Veteran Matthew Griffin spent a lot of time experiencing destructive impact of the wars he fought in, but he still believed in positive change. He wanted to make sure something good came out of his hard experience, and find a way to give back to devastated war torn areas. In 2009, he visited a combat boot factory in Kabul and realized he had an idea to keep it running after the war; he was going to start Combat Flip Flops.
So Matthew got together with two close friends and started working on building a business that would create high-quality, all-occasion flip flops and that he could partner with organizations to provide education to Afghan girls and support veterans. With a strong social cause and a well-made product, Matthew and his team pre-sold more than 4000 pairs in the first 48 hours of their site launch and have gone on to branch out to creating apparel as well as a variety of other shoes.
His story is an inspiring case of how you can balance both profit and philanthropy, and run an impactful business.
Allow me to introduce Matthew Griffin…
—
My name is Griff and I’m the Co-founder and CEO at Combat Flip Flops.
I’m a military brat from Iowa, joined the Army in 2001, served in special operations, and conducted four tours in Iraq and Afghanistan. Post military, I started returning to war zones to start small businesses making fashion and lifestyle products.
Combat Flip Flops builds cool stuff in dangerous places. Afghanistan, Colombia, Laos, and others. We even manufacture in the U.S.. Historically, we used our sales to fund 1000+ Afghan girls in school. Now we support veteran surf organization, One More Wave.
Gen X’r that grew up with the advertising, “Be all the you can be! Get an edge on life in the Army!”, I’m a 4th generation service member that just happened to join right before the Global War on Terror. This all started on my 4th tour when I realized that as long as we continued sending troops, there would be war. It lead me to question if there was another way to stop the needless bloodshed.

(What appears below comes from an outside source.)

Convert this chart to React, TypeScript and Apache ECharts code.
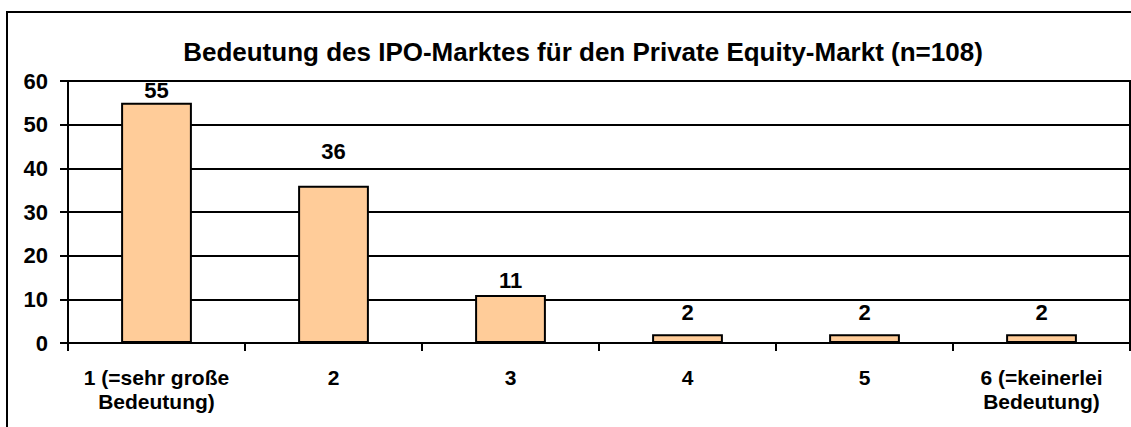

4 years later (2009), I walked in a combat boot factory in Kabul, Afghanistan. Wanting to keep that factory working after the war ended, the idea of Combat Flip Flops was born. Relaxation footwear from a boot factory centered in the Graveyard of Empires – seemed like a good idea at the time.
We had no business or footwear manufacturing experience, so we reached out to friends. Through a mutual connection, we connected with a shoe designer and off-brand manufacturer in Los Angeles. They helped us with our sketches, design packets, and took them to their prototyping facility in Asia. This first step only cost a few thousand dollars and seemed like a worthy investment in product validity, materials, and overall vibe.
We had three pair of footwear made by three different factories. When the box showed up with the variety of samples, we took cell phone photos, annotated our comments and feedback, and waited for final samples to show up.
Once we had our tooling, materials, and photo samples, we built a website and started selling product. How naïve of us.
Upon launch, we sold nearly 4,000 pair in 48 hours without actually making a pair in production. Coincidentally, President Obama announced the closure of Afghan operations in 2014 and the contracts to our boot manufacturer were pulled. Thousands of people went out of work and the ability to produce in Afghanistan was lost.
Doing the next best, logical thing, we built a guerrilla flip flop factory in my garage and built our first 4,000 pairs. It was miserable, karmic, and educational at the same time.
We started on Google. You know, “how to start a company?”.
Once we read the instructions, we followed through until we had a business license, Tax ID Number, insurance, bank accounts, and all the other essentials to start a small business. Took a few weeks, but none of it was overwhelming.
After that, it was the website. We bought the lease expensive monthly plan, took product photos in the garage, and wrote all the copy.
Mind you, all this took place during the Golden Age of Social Media. We could post at 11am and all of our followers would see the post. Those platforms and our ability to connect with customers made launching the company a community experience. I miss those days.
This is the part of the interview that hurts my soul.
We’re artists. Everybody at the company is into design, music, photography, video, art. For years, we spent countless hours with epic videos, photos, and professional “branding.” It didn’t work.
Smiles, freshness, and deals work. When we changed our social media to being more entertainment than business, people started interacting. When we have new products or deals, we see the traffic and ads work as intended. Clear message, good product photo, value proposition. It’s artistically draining, but works to get new customers onboard.
The Afghan withdrawal in 2021 felt like a right cross from Tyson. It truly impacted our small business. That said, it’s not our first rodeo.
We’re growing online, on Amazon, and selling into the military exchanges. The future looks like more good work with good people.